Tuesday, January 26, 2021



Vulvovaginal infections are a common occurrence and frequent cause for clinical evaluation. Although most frequently these are not associated with any underlying risk factor, women who are immunocompromised or have diabetes mellitus are at increased risk for opportunistic infections such as yeast infections.

Even without infection, vulvar itching is a common occurrence in the diabetic woman. It may persist with or without a varying degree of dermatitis secondary to scratching. Frequently, a mycotic vulvitis or vulvovaginitis is superimposed and gives the characteristic picture of diabetic vulvitis. This is manifested by an inflamed, dark-red, or beefy appearance, which first involves the vestibule and labia minora and then spreads to adjacent parts. The high percentage of sugar in the secretions bathing the vulva is thought to favor the growth of various fungi. As a result of irritation, excoriations and furuncles are common.

Plate 6-10

Moniliasis is a vaginal infection caused by ubiquitous fungi found in the air or as common inhabitants of the vagina, rectum, and mouth. Vulvovaginitis caused by yeast belonging to the Candida albicans group has been variously designated as mycotic vaginitis, vulvovaginitis, yeast vulvovaginitis, vaginal thrush, or moniliasis. On speculum examination, white, cheesy, irregular plaques are found, partially adherent to the congested mucosa of the vagina and cervix. These are easily wiped off, sometimes leaving a red margin or shallow ulceration. The associated vaginal discharge may resemble curds and whey and may have a characteristic yeasty odor. The presence of most yeast species elicits a strong allergic response, resulting in the vestibule and lower portions of the labia becoming edematous, inflamed, and covered by minute vesicles, pustules, or ulcerations. Moniliasis may occur during childhood, sexual maturity, and after the menopause. It has a definite predilection for pregnant and diabetic women, in whom it may be particularly resistant to treatment. The diagnosis is made by the typical clinical appearance and the microscopic demonstration of mycelia and yeast buds in the wet smear under high dry power.
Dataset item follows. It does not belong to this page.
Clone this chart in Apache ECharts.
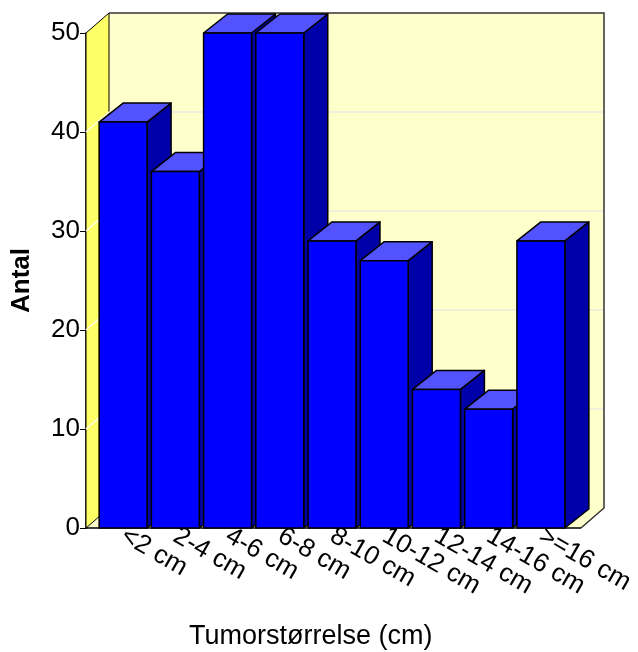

The thread-like mycelia and conidia may be more apparent after the use of 10% potassium hydroxide solution or in stained smears. If further confirmation is desired, a culture may be made on special culture media. Perineal hygiene (keeping the perineal area clean and dry, avoiding tight or synthetic undergarments), education regarding prevention, and encouraging completion of the prescribed course of antifungal therapy are all appropriate interventions.

A vaginal infection by the sexually transmitted single-celled anaerobic flagellate protozoan Trichomonas vaginalis accounts for approximately one-quarter of all vaginal infections. In the acute stage of trichomoniasis, a vulvitis is usually also present, as evidenced by congestion of the vestibule and the inner aspects of the labia minora. On separating the inflamed labia, a thick, odoriferous, bubbly discharge may be seen in the vestibule. Presenting symptoms suggestive of trichomoniasis include a sudden increase in vaginal discharge, itching about the vulva, a burning sensation as urine passes over the inflamed area, and dyspareunia. A wet mount examination of secretions from the vulva or vagina suspended in saline will demonstrate a fusiform protozoon slightly larger than a white blood cell with three to five flagella extending from the narrow end.

These provide active movement. Culture or monoclonal antibody testing may be obtained but is seldom necessary. Evaluation for concomitant sexually transmissible infections should be strongly considered. Newer technologies have been introduced, resulting in tests that have a sensitivity greater than 83% and a specificity higher than 97% but require 10 to 45 minutes to complete. (Fa se positives may occur in low prevalence populations.)